Since then, he finished T53 at the no-cut event at Pebble Beach and missed the cut in Arizona.
“I know I'm moving in the right direction,” Homa said of his game as he arrives back in San Diego. “I've had some really bad weeks.”
Homa went on to say that when he was at Torrey, he played horrendously, then played awful at Pebble, and last week was finally a massive breakthrough.
“On Monday, Tuesday, felt like I've been looking for this kind of missing link and I got it,” Homa said.”
After a T3 at last year's Masters and then a month later a T8 at the Wells Fargo Championship, Homa’s game went sideways, and then his results after Charlotte is a crooked line that he acknowledges.

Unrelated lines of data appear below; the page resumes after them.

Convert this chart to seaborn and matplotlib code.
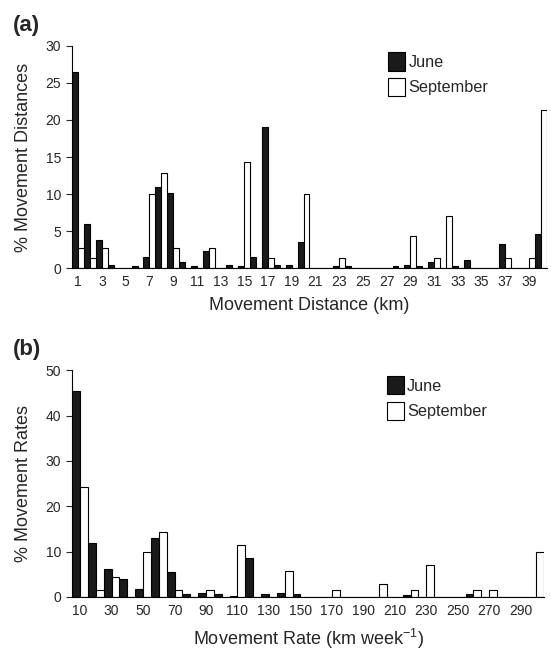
import pandas as pd
import matplotlib
matplotlib.use("Agg")
import matplotlib.pyplot as plt
import seaborn as sns

# ── data ────────────────────────────────────────────────────
# (a) movement distance, km (1 km bins)
distance_km = list(range(1, 41))
june_dist = [26.5, 6.0, 3.8, 0.5, 0, 0.3, 1.5, 10.9, 10.1, 0.8,
             0.3, 2.3, 0, 0.5, 0.3, 1.5, 19.0, 0.5, 0.5, 3.6,
             0, 0, 0.3, 0.3, 0, 0, 0, 0.3, 0.5, 0.3,
             0.8, 0, 0.3, 1.1, 0, 0, 3.3, 0, 0, 4.6]
sept_dist = [2.8, 1.4, 2.8, 0, 0, 0, 10.0, 12.8, 2.8, 0,
             0, 2.8, 0, 0, 14.3, 0, 1.4, 0, 0, 10.0,
             0, 0, 1.4, 0, 0, 0, 0, 0, 4.3, 0,
             1.4, 7.1, 0, 0, 0, 0, 1.4, 0, 1.4, 21.4]
dist_ticklabels = [str(d) for d in range(1, 40, 2)]

# (b) movement rate, km per week (10 km/week bins)
rate_kmwk = list(range(10, 310, 10))
june_rate = [45.5, 12.0, 6.2, 3.9, 1.7, 13.0, 5.4, 0.6, 0.8, 0.6,
             0.3, 8.7, 0.6, 0.8, 0.6, 0, 0, 0, 0, 0,
             0, 0.4, 0, 0, 0, 0.6, 0, 0, 0, 0]
sept_rate = [24.3, 1.5, 4.3, 0, 10.0, 14.3, 1.5, 0, 1.5, 0,
             11.4, 0, 0, 5.7, 0, 0, 1.5, 0, 0, 2.9,
             0, 1.5, 7.1, 0, 0, 1.5, 1.5, 0, 0, 10.0]
rate_ticklabels = [str(r) for r in range(10, 300, 20)]

months = ["June", "September"]
palette = {"June": "#1a1a1a", "September": "white"}


def long_table(cats, june, sept):
    return pd.DataFrame({
        "cat": cats + cats,
        "pct": june + sept,
        "month": ["June"] * len(cats) + ["September"] * len(cats),
    })


sns.set_style("ticks")
plt.rcParams["font.family"] = ["Liberation Sans", "DejaVu Sans"]
plt.rcParams["mathtext.default"] = "regular"

fig = plt.figure(figsize=(5.51, 6.54), dpi=100)
ax_a = fig.add_axes([0.1312, 0.5897, 0.861, 0.3404])
ax_b = fig.add_axes([0.1312, 0.0872, 0.8566, 0.3466])

panels = [
    (ax_a, long_table(distance_km, june_dist, sept_dist), distance_km,
     dist_ticklabels, 30, range(0, 31, 5),
     "% Movement Distances", "Movement Distance (km)", 0.97),
    (ax_b, long_table(rate_kmwk, june_rate, sept_rate), rate_kmwk,
     rate_ticklabels, 50, range(0, 51, 10),
     "% Movement Rates", "Movement Rate (km week$^{-1}$)", 0.975),
]

for ax, df, cats, ticklabels, ymax, yticks, ylab, xlab, leg_y in panels:
    sns.barplot(data=df, x="cat", y="pct", hue="month",
                order=cats, hue_order=months, palette=palette,
                width=1.0, gap=0, edgecolor="black", linewidth=0.8,
                saturation=1, errorbar=None, ax=ax)

    ax.set_xlim(-0.5, len(cats) - 0.5)
    ax.set_ylim(0, ymax)
    ax.set_yticks(list(yticks))
    ax.set_xticks(range(0, len(cats), 2))
    ax.set_xticklabels(ticklabels)
    ax.tick_params(axis="x", length=0, pad=5, labelsize=10)
    ax.tick_params(axis="y", length=4, width=0.8, pad=4, labelsize=10)

    ax.set_ylabel(ylab, fontsize=13)
    ax.set_xlabel(xlab, fontsize=13)
    sns.despine(ax=ax)
    for side in ["left", "bottom"]:
        ax.spines[side].set_linewidth(0.8)
        ax.spines[side].set_color("black")

    sns.move_legend(ax, "upper left", bbox_to_anchor=(0.666, leg_y),
                    title=None, frameon=False, fontsize=11.7,
                    borderpad=0, borderaxespad=0,
                    handlelength=1.05, handleheight=1.35,
                    handletextpad=0.2, labelspacing=0.45)

ax_a.yaxis.set_label_coords(-0.085, 0.5)
ax_b.yaxis.set_label_coords(-0.085, 0.5)
ax_a.xaxis.set_label_coords(0.5, -0.128)
ax_b.xaxis.set_label_coords(0.5, -0.132)

fig.text(0.0236, 0.9526, "(a)", fontsize=16, fontweight="bold", va="baseline")
fig.text(0.0236, 0.457, "(b)", fontsize=16, fontweight="bold", va="baseline")

plt.savefig("out.png", dpi=100)
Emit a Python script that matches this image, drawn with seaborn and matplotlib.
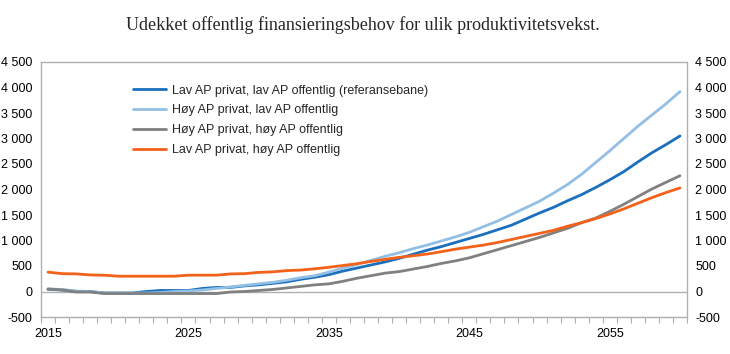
import numpy as np
import pandas as pd
import matplotlib
matplotlib.use("Agg")
import matplotlib.pyplot as plt
import seaborn as sns
from matplotlib.ticker import FixedLocator, FuncFormatter

years = list(range(2015, 2061))

lav_lav = [40, 30, 0, 0, -30, -30, -30, 0, 20, 20,
           20, 60, 80, 80, 110, 130, 160, 190, 240, 280,
           330, 400, 460, 520, 580, 650, 730, 810, 880, 960,
           1040, 1120, 1210, 1300, 1420, 1540, 1650, 1780, 1900, 2040,
           2190, 2350, 2540, 2720, 2880, 3050]
hoy_lav = [50, 40, 10, 0, -30, -30, -30, -30, -20, 0,
           10, 30, 60, 90, 120, 150, 180, 220, 270, 310,
           380, 460, 530, 610, 690, 760, 840, 910, 990, 1070,
           1160, 1270, 1380, 1510, 1640, 1770, 1930, 2100, 2300, 2530,
           2760, 3000, 3240, 3460, 3680, 3920]
hoy_hoy = [50, 30, -10, -10, -40, -40, -40, -40, -40, -40,
           -40, -40, -40, -10, 0, 20, 40, 70, 100, 130,
           150, 200, 260, 310, 360, 390, 440, 490, 550, 600,
           660, 740, 820, 900, 980, 1060, 1150, 1240, 1350, 1440,
           1570, 1710, 1860, 2010, 2140, 2270]
lav_hoy = [380, 350, 345, 325, 320, 300, 300, 300, 300, 300,
           320, 320, 320, 345, 350, 375, 385, 410, 420, 445,
           475, 510, 545, 590, 630, 670, 700, 735, 780, 830,
           870, 910, 960, 1020, 1080, 1140, 1200, 1280, 1350, 1430,
           1520, 1620, 1730, 1840, 1940, 2030]

series_names = ["Lav AP privat, lav AP offentlig (referansebane)",
                "Høy AP privat, lav AP offentlig",
                "Høy AP privat, høy AP offentlig",
                "Lav AP privat, høy AP offentlig"]
colors = ["#1a6fbf", "#92bfe3", "#808080", "#f4621a"]
title = "Udekket offentlig finansieringsbehov for ulik produktivitetsvekst."

df = pd.concat([
    pd.DataFrame({"År": years, "Verdi": vals, "Serie": name})
    for name, vals in zip(series_names, [lav_lav, hoy_lav, hoy_hoy, lav_hoy])
])

sns.set_theme(style="white")
plt.rcParams["font.family"] = ["Liberation Sans", "DejaVu Sans"]

fig = plt.figure(figsize=(7.3, 3.54), dpi=100)
ax = fig.add_axes([41/730, 1-317/354, (687-41)/730, (317-62)/354])

sns.lineplot(data=df, x="År", y="Verdi", hue="Serie", hue_order=series_names,
             palette=colors, linewidth=2.0, ax=ax, legend=True)

ax.axhline(0, color="#b0b0b0", linewidth=1.0, zorder=0)
ax.set_xlim(2014.5, 2060.5)
ax.set_ylim(-500, 4500)
ax.set_xlabel("")
ax.set_ylabel("")

fmt = FuncFormatter(lambda v, p: f"{int(v):,}".replace(",", " "))
yt = list(range(-500, 4501, 500))
ax.set_yticks(yt)
ax.yaxis.set_major_formatter(fmt)
ax.set_xticks([2015, 2025, 2035, 2045, 2055])
ax.xaxis.set_minor_locator(FixedLocator(np.arange(2014.5, 2061, 1.0)))
ax.tick_params(axis="x", which="major", length=0, labelsize=9, pad=8, colors="black")
ax.tick_params(axis="x", which="minor", length=4, width=0.8, color="#b0b0b0", direction="out", bottom=True)
ax.tick_params(axis="y", length=0, labelsize=9, pad=6, colors="black")

for s in ax.spines.values():
    s.set_color("#b0b0b0")
    s.set_linewidth(1.0)

ax2 = ax.twinx()
ax2.set_ylim(-500, 4500)
ax2.set_yticks(yt)
ax2.yaxis.set_major_formatter(fmt)
ax2.tick_params(axis="y", length=0, labelsize=9, pad=6, colors="black")
for s in ax2.spines.values():
    s.set_visible(False)

leg = ax.legend(loc="upper left", bbox_to_anchor=(0.125, 0.955), frameon=False,
                fontsize=9, handlelength=2.6, labelspacing=0.62, handletextpad=0.5)

fig.text(0.497, 1-25/354, title, ha="center", va="center", fontsize=13,
         family=["Liberation Serif", "DejaVu Serif"])

fig.savefig("out.png", dpi=100)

“I've been incredibly frustrated since April, but I also see- I find pride in waking up after a hard day and having the energy to go get better,” Homa said. “So I do think at the end of all my days, and I would assume most people would think this way about themselves whatever walk of life you're in, whatever job you have, if I never have another good result again that would be a massive bummer, but I could rest easy, maybe in some years I could rest easy knowing I'm doing absolutely everything I possibly can to do that.”
Signing with Cobra, Homa bristles when it is suggested that the equipment change he made at the beginning of the year had anything to do with his poor performance.
Calling the change 0-10 of why his game has struggled, Homa has the utmost confidence in his equipment.
“I think something that really bothers me about how poorly I played is that I'm not giving or showing how great the Cobra stuff is, to be quite honest,” Homa said. “It's my own fault I've played poorly, but there's been no golf club issue, there's been no swing where I make a good one and I think to myself, I wonder if that would have flown better with a different golf club.”
Homa is committed to trusting the process and while other may think his game is getting worse, he knows he’s getting better, no matter what the results say.
“I think I know what I'm doing is right,” Homa said. “It's very difficult to continue to see bad, but last week I actually hit the ball incredible, and I missed the cut by five. Golf does not like me at the moment, I've noticed that.”